Implicit Assumptions in Current School Reform Approaches
Use this question to take stock of the inherited model for school reform. Begin with the main assumptions:
(1) All students will arrive regularly, on-time, and they will be ready and able to learn;
(2) Most students will remain in the same school and school system;
(3) Site-based teams consisting of educators and hand-picked parents pick the reform priorities for each academic year;
(4) Planning focuses on the school day and privileges academic learning and achievement;
(5) The school’s student support professionals and special educators are able to meet the needs of the limited number of students assigned to them;
(6) Teachers, usually working alone, are responsible for student engagement;
(7) After school ends, students return to home environments supportive of homework completion and healthy development;
(8) Instructional leadership and teacher professional development occupy most of principals’ time and effort; and
(9) The local PTA recruits parent volunteers to assist with bake sales and field trips.

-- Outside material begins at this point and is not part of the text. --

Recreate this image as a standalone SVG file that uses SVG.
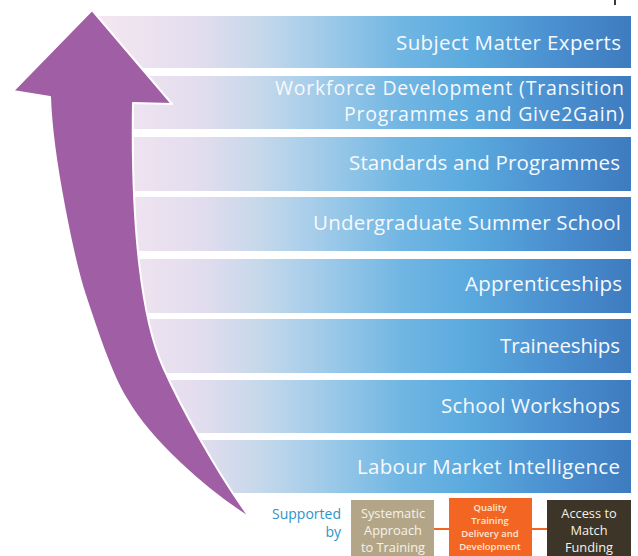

In this walled-in and building-centered model educators “do it all, alone,” efforts are restricted to the school day, and there is an exclusive focus on academic learning and achievement.
21 Century Catalysts for Innovation
What forces and factors might stimulate timely, responsive innovations? The long list includes child and family poverty, increasing ethnic and cultural diversity, children’s mental health needs, sub-optimal high school graduation rates in too many school systems, and cradle-to-career systems designs structured to prepare all students for careers and post-secondary education.
Poverty and its companions are special priorities because they are root causes of stubborn problems such as irregular attendance and on-time arrival, inconsistent engagement and homework completion, and sub-optimal high school graduation rates. In New York, 1 in every 5 school age child experiences poverty-related challenges, but this doesn’t tell the entire story. When poverty is clustered in particular school districts and their place-based catchment areas, the challenges mount. For example, high student turnover is normative, and educator turnover follows.
Alternative Models for School Reform
Fortunately, alternative models for schools and school improvement are gaining traction in the United States and elsewhere in the world. They have advanced beyond the status of “special projects” because entire networks of these schools learn and improve together. Examples include: The Coalition for Community Schools; Communities in Schools; By All Means; STRIVE Together; and Ready by 21.
One main commonality in all such designs is “the collaborative advantage.” Specialized professionals work together, maximizing once-separate services and resources. Political agreements between mayors/city managers/county commissioners and school superintendents facilitate sharing with school systems; and vice versa. Boundary-crossing and -bridging intermediaries, oftentimes called “school-family-community coordinators”, function like United Nations language translators make it happen.
Extended programs and services are the second commonality. Out-of-school time programs, both school-based and offered in community agencies, are a signature feature. Health, mental health, and social services for students and families are another feature. Family support programs, sometimes offered through family resource centers, are another feature. And there are others, indicating what committed, savvy people can do when they plan and work together.
In addition to comprehensive services for students, educators, particularly teachers, no longer work alone. In the best models, everyone benefits, and results improve.
Emerging Practices in Odds-Beating Schools
Some of these innovative practices are emerging in odds-beating secondary schools. For example, social workers at Freeport High School were brought into the school from community organizations. These social workers are particularly adept at navigating the culture and language of the school’s growing Hispanic/Latino populations.
Additionally, at Maple Grove Junior/Senior High School, coordinated school-community activities enhances student learning and development. Academic learning is a top priority, but so is “a soft skills” curriculum” aimed at students’ social and emotional development.